ParsingHelloWorld.java
public void extractText(String src, String dest) throws IOException, DocumentException {
PrintWriter out = new PrintWriter(new FileOutputStream(dest));
PdfReader reader = new PdfReader(src);
PdfStamper stp = new PdfStamper(reader, new FileOutputStream(dest);
RenderListener listener = new MyTextRenderListener(out,reader,stp);
PdfContentStreamProcessor processor = new PdfContentStreamProcessor(listener);
for ( int pageNum= 0; pageNum < reader.getNumberOfPages(); pageNum++ ){
PdfDictionary pageDic = reader.getPageN(pageNum);
PdfDictionary resourcesDic = pageDic.getAsDict(PdfName.RESOURCES);
processor.processContent(ContentByteUtils.getContentBytesForPage(reader, pageNum), resourcesDic);
}
out.flush();
out.close();
stp.close();
}
MyTextRenderListener.java
public void renderText(TextRenderInfo renderInfo) {
if (renderInfo.getText().startsWith("Fill_in_TextField")){
// creates the text fields by getting co-ordinates form the renderinfo object.
createTextField(renderInfo);
}else if (renderInfo.getText().startsWith("Fill_in_SignatureField")){
// creates the text fields by getting co-ordinates form the renderinfo object.
createSignatureField(renderInfo);
}
}
The problem is I have a page number in extractText method in the ParsingHelloWorld class.
When the renderText method is called inside the MyTextRenderListener class internally processing the page content, I couldn't get the pageNumber to generate the fields in the PDF at the particular coordinates where the identifier text resides(ex Fill_in_TextField,Fill_in_SignatureField..etc ).

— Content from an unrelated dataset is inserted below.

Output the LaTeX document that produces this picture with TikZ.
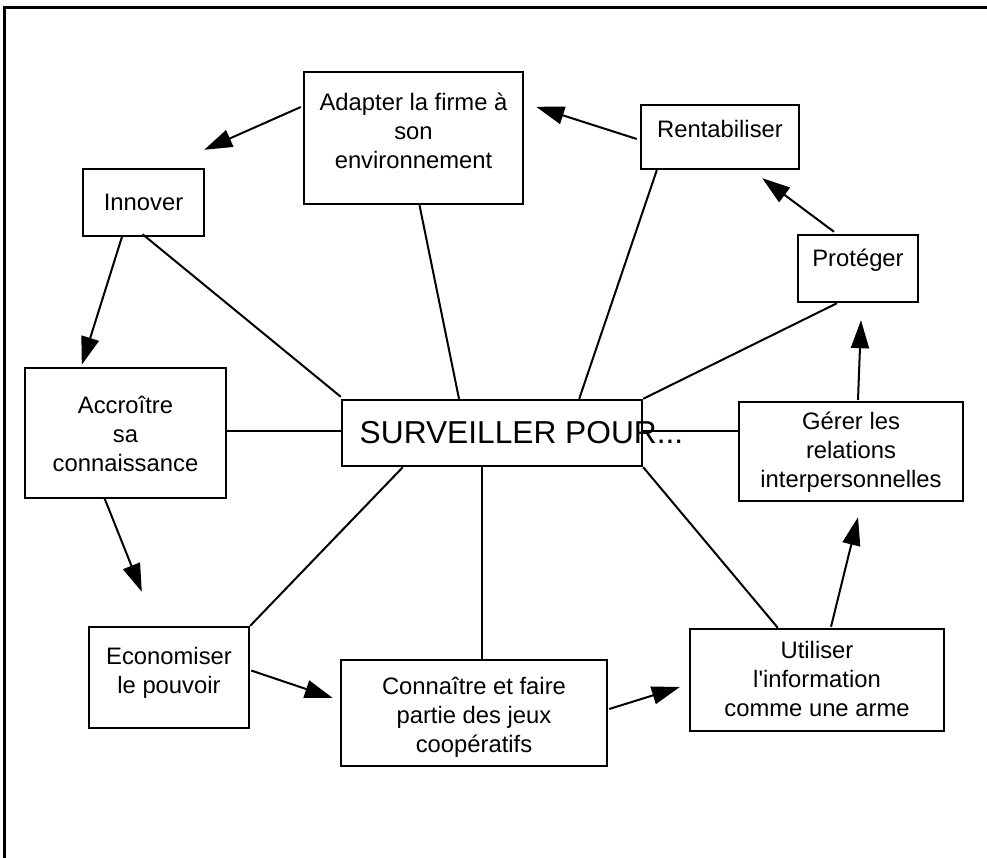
\documentclass[tikz,border=0pt]{standalone}
\usepackage{fontspec}
\setmainfont{Liberation Sans}[Ligatures=TeXOff]
\usetikzlibrary{arrows.meta,calc}
\begin{document}
\begin{tikzpicture}[x=1pt,y=-1pt,
  frame/.style={line width=3pt},
  box/.style={draw, line width=2.4pt, inner sep=0pt},
  lbl/.style={align=center, inner sep=0pt, font=\fontsize{23.8}{29}\selectfont},
  biglbl/.style={inner sep=0pt, font=\fontsize{31.7}{36}\selectfont},
  link/.style={line width=2pt},
  arrowlink/.style={line width=2pt, -{Triangle[length=28pt,width=18pt]}}]

\useasboundingbox (0,0) rectangle (987,857);

% outer frame (right and bottom sides fall off the page)
\draw[frame] (4,880) -- (4,7) -- (1010,7);

% boxes
\node[box, minimum width=121pt, minimum height=67pt]  (innov) at (143.5,202.5) {};
\node[box, minimum width=219pt, minimum height=132pt] (adapt) at (413.5,138) {};
\node[box, minimum width=158pt, minimum height=64pt]  (rent)  at (720,137) {};
\node[box, minimum width=120pt, minimum height=67pt]  (prot)  at (858,268.5) {};
\node[box, minimum width=201pt, minimum height=130pt] (accr)  at (125.5,433) {};
\node[box, minimum width=300pt, minimum height=66pt]  (surv)  at (492,433) {};
\node[box, minimum width=224pt, minimum height=99pt]  (gerer) at (851,451.5) {};
\node[box, minimum width=160pt, minimum height=101pt] (econ)  at (169,677.5) {};
\node[box, minimum width=266pt, minimum height=106pt] (conn)  at (474,713) {};
\node[box, minimum width=254pt, minimum height=102pt] (util)  at (817,680) {};

% box texts
\node[lbl] (innov-t) at (143.5,202) {Innover};
\node[lbl] (adapt-t) at (413.5,131) {Adapter la firme à\\son\\environnement};
\node[lbl] (rent-t)  at (720,129) {Rentabiliser};
\node[lbl] (prot-t)  at (858,260) {Protéger};
\node[lbl] (accr-t)  at (125.5,434) {Accroître\\sa\\connaissance};
\node[biglbl] (surv-t) at (521.5,433) {SURVEILLER POUR...};
\node[lbl] (gerer-t) at (851,452.5) {Gérer les\\relations\\interpersonnelles};
\node[lbl] (econ-t)  at (169,673) {Economiser\\le pouvoir};
\node[lbl] (conn-t)  at (474,717) {Connaître et faire\\partie des jeux\\coopératifs};
\node[lbl] (util-t)  at (817,679) {Utiliser\\l'information\\comme une arme};

% spokes from the central box
\draw[link] ($(innov.south)+(-1,-3)$) -- ($(surv.north west)+(0,-2)$);
\draw[link] ($(adapt.south)+(6,0)$) -- ($(surv.north)+(-33,0)$);
\draw[link] ($(rent.south west)+(17,0)$) -- ($(surv.north east)+(-64,0)$);
\draw[link] ($(prot.south)+(-21,0)$) -- (surv.north east);
\draw[link] ($(accr.east)+(0,-2)$) -- ($(surv.west)+(0,-2)$);
\draw[link] ($(surv.east)+(0,-2)$) -- ($(surv.east -| gerer.west)+(0,-2)$);
\draw[link] ($(surv.south west)+(62,0)$) -- (econ.north east);
\draw[link] ($(surv.south)+(-10,0)$) -- ($(conn.north)+(8,0)$);
\draw[link] (surv.south east) -- ($(util.north west)+(89,0)$);

% cycle of arrows around the hub
\draw[arrowlink] ($(adapt.west)+(-2,-31)$) -- ($(innov.north east)+(-1,-18)$);
\draw[arrowlink] ($(rent.west)+(-3,2)$) -- ($(adapt.north east)+(12,36)$);
\draw[arrowlink] ($(prot.north)+(-24,-2)$) -- ($(rent.south east)+(-38,8)$);
\draw[arrowlink] ($(innov.south)+(-21,-2)$) -- ($(accr.north west)+(58,-2)$);
\draw[arrowlink] ($(accr.south)+(-21,-1)$) -- ($(econ.north west)+(54,-34)$);
\draw[arrowlink] ($(econ.east)+(1,-7)$) -- ($(conn.west)+(-7,-15)$);
\draw[arrowlink] ($(conn.east)+(1,-4)$) -- ($(util.west)+(-9,7)$);
\draw[arrowlink] ($(util.north)+(14,-1)$) -- ($(gerer.south)+(7,15)$);
\draw[arrowlink] ($(gerer.north)+(7,-1)$) -- ($(prot.south)+(3,17)$);

\end{tikzpicture}
\end{document}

Any suggestions/ ideas to get the page number in my scenario.
Thanks in advance.
That's easy. Add a parameter to MyTextListener:
protected int page;
public void setPage(int page) {
this.page = page;
}
Now when you loop over the pages in ParsingHelloWorld, pass the page number to MyTextListener:
listener.setPage(pageNum);
Now you have access to that number in the renderText() method and you can pass it to your createTextField() method.
Note that I think your loop is wrong. Page numbers don't start at page 0, they start at page 1.